Speaking of Indiana, I would be remiss not to acknowledge some of the other individuals who shared with me their knowledge of Peirce both at Indiana University, Bloomington, where I was a graduate student, and the Peirce Edition Project at Indiana University-Purdue University at Indianapolis, where I was a research assistant for several years. In Bloomington, there was Héctor-Neri Castañeda, Karen Hanson, and Paul Vincent Spade from the philosophy department, who listened to me endlessly talk about Peirce; and in Indianapolis, there was André De Tienne, Max H. Fisch, Nathan Houser, and Christian J.W. Kloesel, who shared with me the vast resources of the Peirce Edition Project. One of the great joys of this project was being able to reconnect a bit with André and Nathan, who like Dinda, I have known since the late 1980s.
I would also like to thank the Office of Research and Sponsored Programs at the University of Houston-Victoria for their generous research support for this project. Special thanks especially to its Director, Angela Hartmann, for her professionalism and administrative support.

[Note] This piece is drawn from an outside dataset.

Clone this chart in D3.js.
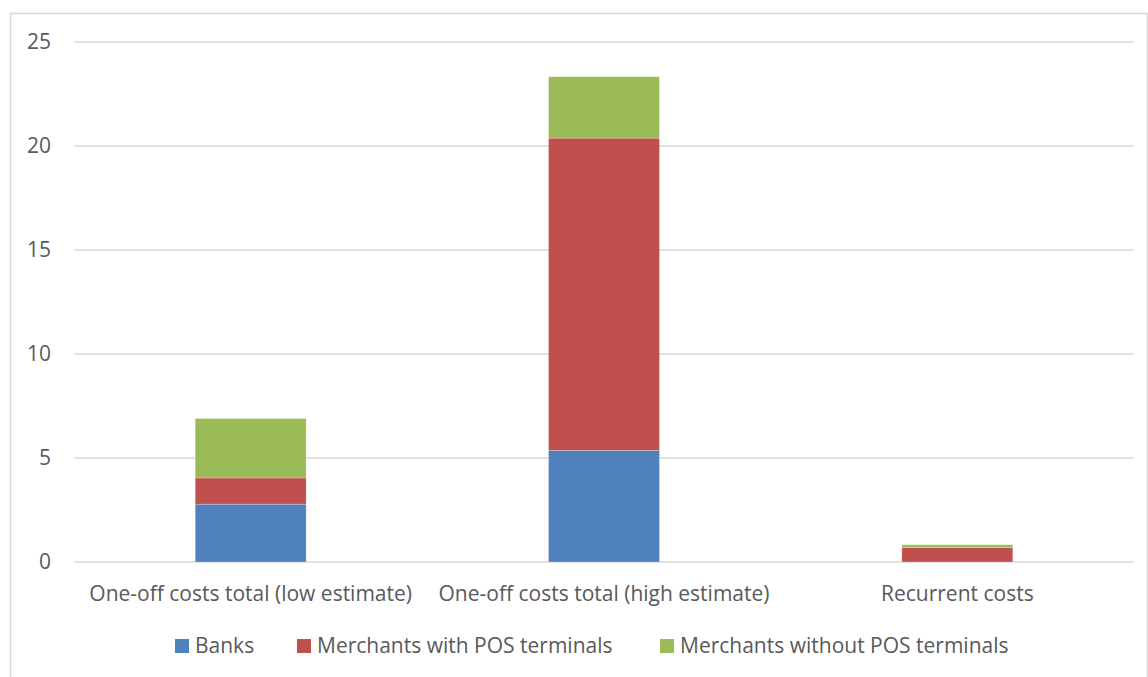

Research for this volume was conducted at the Peirce Edition Project at Indiana University, Indianapolis, and the Institute for Studies in Pragmaticism at Texas Tech University. I’d like to thank the directors of the Peirce Edition Project, André De Tienne and the Institute for Studies in Pragmaticism, Elize Bisanz, for facilitating the arrangements and for helping me to navigate their collections and resources. Also, thanks to Kenneth Laine Ketner in Lubbock, and Nathan Houser in Indianapolis, for their assistance during the respective visits.
Marco Di Leo provided me with research assistance at the Peirce Edition Project and the Institute for Studies in Pragmaticism. His skills as a data scientist enabled me to organize a massive amount of research material into a navigable set of documents. For this, I am most grateful.
Doan Lac Thien provided me with research assistance at the University of Houston- Victoria. His skills as a computer scientist were invaluable in solving the various challenges and problems associated with transcribing Peirce’s work for Baldwin’s Dictionary. I am most appreciative of his dedication to this project, and his willingness to do what was necessary to provide the best possible representation of Peirce’s work.
In addition, I’d like to express my gratitude to Bruce Wilshire for opening up the world of American philosophy to me. As an undergraduate philosophy student at Rutgers University, he was my mentor and teacher. In his course on American philosophy, we read selections from Justus Buchler’s Philosophical Writings of Peirce (1940), which included a chapter entitled “Logic as Semiotic: The Theory of Signs.” This piece, which blew me away at the time, was a composite of selections from a variety of pieces including Peirce’s entries on “Sign” and “Index” for Baldwin’s Dictionary, which are included in the present volume. Thus, this project—to borrow from T.S. Eliot—has allowed me to arrive where I started and to know this place just a little bit better.
Finally, as always, I would like to thank my wife, Nina, for her unfailing encouragement, support, and patience.